Em Londrina, a Secretaria Municipal de Fazenda observa a lista de serviços do item 1 da Lei Complementar 116 (Serviços de Informática e congêneres) e a localização do estabelecimento do prestador, afirma Carlos Eduardo Burkle, auditor fiscal de tributos e diretor de fiscalização tributária. Sobre os serviços do item 1, incide a alíquota mínima de 2%, estabelecida pelo Código Tributário Municipal, exceto nos casos de empresas prestadoras de serviços do Simples Nacional. Burkle observa que houve ampliação do escopo do ISS, incluindo diversos novos serviços de Informática e congêneres, mas diz reconhecer a possibilidade de casos em que há tributação dupla – pelo ISS e pelo ICMS. O município, diz, cumpre com a sua competência de fazer o lançamento do ISS de acordo com a lista disposta na Lei.

Critério único
Para o diretor regional do IBPT, Alexandre Fiorot, a legislação precisa ser mais clara. "Deveria ser mais clara e definir de uma vez por todas um critério único. Defendemos que haja clareza para que traga segurança aos contribuintes e fique uma situação igualitária e não uma situação de concorrência desleal."

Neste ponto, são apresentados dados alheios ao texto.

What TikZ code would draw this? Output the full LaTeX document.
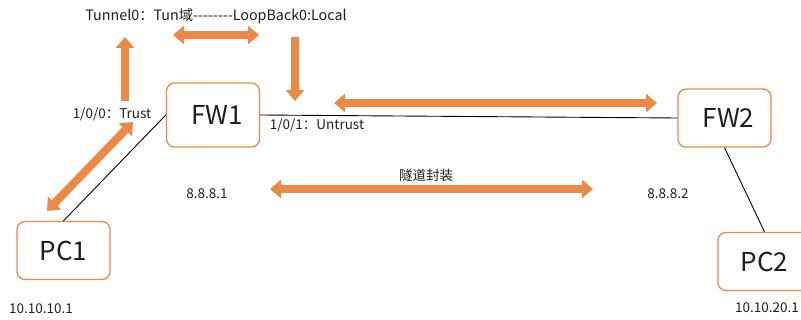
\documentclass[tikz,border=0pt]{standalone}
\usepackage{fontspec}
\setmainfont{Noto Sans CJK SC}
\usetikzlibrary{arrows.meta,positioning}
\definecolor{boxorange}{RGB}{237,137,72}
\definecolor{arrorange}{RGB}{236,137,68}
\definecolor{txtgray}{RGB}{30,30,30}

\begin{document}
\begin{tikzpicture}[
  x=1pt, y=-1pt,
  dev/.style={rectangle, draw=boxorange, line width=1.3pt, rounded corners=8pt, minimum width=93pt, minimum height=58pt, text=txtgray, font=\fontsize{26}{28}\selectfont},
  lbl/.style={inner sep=0pt, text=txtgray, font=\fontsize{13.5}{15}\selectfont},
  wire/.style={draw=black, line width=0.9pt},
  flow/.style={draw=arrorange, line width=8pt, -{Triangle[width=18pt,length=11pt]}},
  flowboth/.style={draw=arrorange, line width=8pt, {Triangle[width=18pt,length=11pt]}-{Triangle[width=18pt,length=11pt]}}
]
\useasboundingbox (0,0) rectangle (801,320);

\node[dev, minimum height=64pt] (fw1) at (213,115) {\hspace*{8pt}FW1};
\node[dev] (fw2) at (724.5,118) {\hspace*{8pt}FW2};
\node[dev] (pc1) at (63.5,250.5) {PC1};
\node[dev] (pc2) at (764.5,261.5) {PC2};

\node[lbl, font=\fontsize{14.3}{16}\selectfont] (tun) at (216,16) {Tunnel0：Tun域-{}-{}-{}-{}-{}-{}-{}-{}LoopBack0:Local};
\node[lbl] (trust) at (112,114) {1/0/0：Trust};
\node[lbl] (untrust) at (317,125) {1/0/1：Untrust};
\node[lbl] (ip1) at (207,194) {8.8.8.1};
\node[lbl] (encap) at (426,175) {隧道封装};
\node[lbl] (ip2) at (668,194) {8.8.8.2};
\node[lbl] (pcip1) at (41,309) {10.10.10.1};
\node[lbl] (pcip2) at (767,308) {10.10.20.1};

\draw[wire] (pc1.north) -- (fw1.west);
\draw[wire] (fw1.east) -- (fw2.west);
\draw[wire] (fw2.south) -- (pc2.north);

% traffic direction
\coordinate (upS) at (125,101);
\coordinate (upE) at (125,37);
\coordinate (topL) at (173,35);
\coordinate (topR) at (259,35);
\coordinate (dnS) at (295,37);
\coordinate (dnE) at (295,101);
\coordinate (midL) at (334,103);
\coordinate (midR) at (657,103);
\coordinate (diagA) at (47,211);
\coordinate (diagB) at (133,122);
\coordinate (botL) at (270,189);
\coordinate (botR) at (593,189);

\draw[flow] (upS) -- (upE);
\draw[flowboth] (topL) -- (topR);
\draw[flow] (dnS) -- (dnE);
\draw[flowboth] (midL) -- (midR);
\draw[flowboth] (diagA) -- (diagB);
\draw[flowboth] (botL) -- (botR);
\end{tikzpicture}
\end{document}
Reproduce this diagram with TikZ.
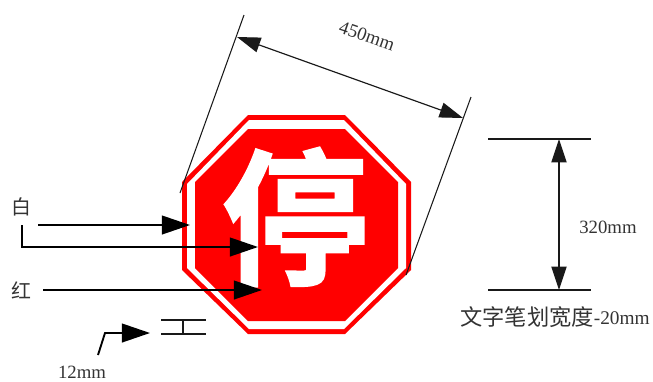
\documentclass[tikz,border=0pt]{standalone}
\usepackage{fontspec}
\setmainfont{Liberation Serif}
\newfontfamily\cjkfont{Noto Sans CJK SC}
\newfontfamily\cjkbold[FakeBold=1]{Noto Sans CJK SC Bold}
\usetikzlibrary{arrows.meta}
\definecolor{signred}{RGB}{255,0,0}
\begin{document}
\begin{tikzpicture}[
            x=0.03cm, y=-0.03cm,
            dimline/.style={draw=black!90, line width=0.9pt},
            dimarrow/.style={draw=black!90, line width=1pt, {Triangle[length=20pt,width=13pt]}-{Triangle[length=20pt,width=13pt]}},
            callout/.style={draw=black, line width=1.6pt, -{Triangle[length=24pt,width=16pt]}},
            label/.style={inner sep=0pt, text=black!80, font=\fontsize{16}{16}\selectfont},
            cjklabel/.style={inner sep=0pt, text=black!80, font=\cjkfont\fontsize{17}{17}\selectfont}
        ]
        \useasboundingbox (0,0) rectangle (653,381);

        % Octagon: red rim, white band, red face
        \fill[signred] (248,115) -- (345,115) -- (411,182) -- (411,270) -- (345,334) -- (248,334) -- (182,270) -- (182,182) -- cycle;
        \fill[white] (249,120) -- (344,120) -- (406,184) -- (406,268) -- (344,329) -- (249,329) -- (187,268) -- (187,184) -- cycle;
        \fill[signred] (248,129) -- (345,129) -- (398,182) -- (398,268) -- (345,321) -- (248,321) -- (195,268) -- (195,182) -- cycle;
        \node[inner sep=0pt, text=white, font=\cjkbold\fontsize{126}{126}\selectfont] (stopchar) at (295,217) {停};

        % Width of the sign
        \draw[dimline] (244,15) coordinate (wa) -- (180,193) coordinate (wb);
        \draw[dimline] (471,97) coordinate (wc) -- (406,275) coordinate (wd);
        \coordinate (wleft) at (237,37);
        \coordinate (wright) at (463,118);
        \draw[dimarrow] (wleft) -- (wright);
        \node[label, rotate=-19] (widthlabel) at (367,36) {450mm};

        % Height of the character
        \coordinate (hta) at (488,139);
        \coordinate (htb) at (591,139);
        \coordinate (hba) at (488,290);
        \coordinate (hbb) at (591,290);
        \coordinate (htop) at (559,139);
        \coordinate (hbot) at (559,290);
        \draw[dimline] (hta) -- (htb);
        \draw[dimline] (hba) -- (hbb);
        \draw[dimarrow] (htop) -- (hbot);
        \node[label] (heightlabel) at (608,227) {320mm};
        \node[cjklabel, font=\cjkfont\fontsize{19}{19}\selectfont] (strokelabel) at (555,317) {文字笔划宽度{\rmfamily\fontsize{16.5}{16.5}\selectfont\raisebox{1.2pt}{-20mm}}};

        % Colour call-outs
        \node[cjklabel] (white) at (21,207) {白};
        \node[cjklabel] (red) at (21,290) {红};
        \coordinate (rimstart) at (38,225);
        \coordinate (rimend) at (190,225);
        \coordinate (charstart) at (22,225);
        \coordinate (charbend) at (22,247);
        \coordinate (charend) at (258,247);
        \coordinate (redstart) at (43,290);
        \coordinate (redend) at (262,290);
        \draw[callout] (rimstart) -- (rimend);
        \draw[callout] (charstart) -- (charbend) -- (charend);
        \draw[callout] (redstart) -- (redend);

        % Rim width mark
        \coordinate (marka) at (161,320);
        \coordinate (markb) at (206,320);
        \coordinate (markc) at (161,334);
        \coordinate (markd) at (206,334);
        \coordinate (marke) at (183,320);
        \coordinate (markf) at (183,334);
        \draw[dimline, line width=1.2pt] (marka) -- (markb);
        \draw[dimline, line width=1.2pt] (markc) -- (markd);
        \draw[dimline, line width=1.2pt] (marke) -- (markf);
        \node[label] (rimlabel) at (82,372) {12mm};
        \coordinate (rimfoot) at (98,355);
        \coordinate (rimbend) at (105,333);
        \coordinate (rimtip) at (150,333);
        \draw[callout] (rimfoot) -- (rimbend) -- (rimtip);
\end{tikzpicture}
\end{document}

A recomendação de Fiorot é que os empresários busquem, com a ajuda de seu contador e do seu advogado, esclarecer com o fisco local qual o posicionamento em relação ao produto ou serviço comercializado pela empresa. "Cada contribuinte tem que avaliar sua situação, as particularidades do seu produto ou serviço e qual o entendimento do seu fisco local com a recomendação de depositar os tributos em juízo para não acumular dívidas."(M.F.C.)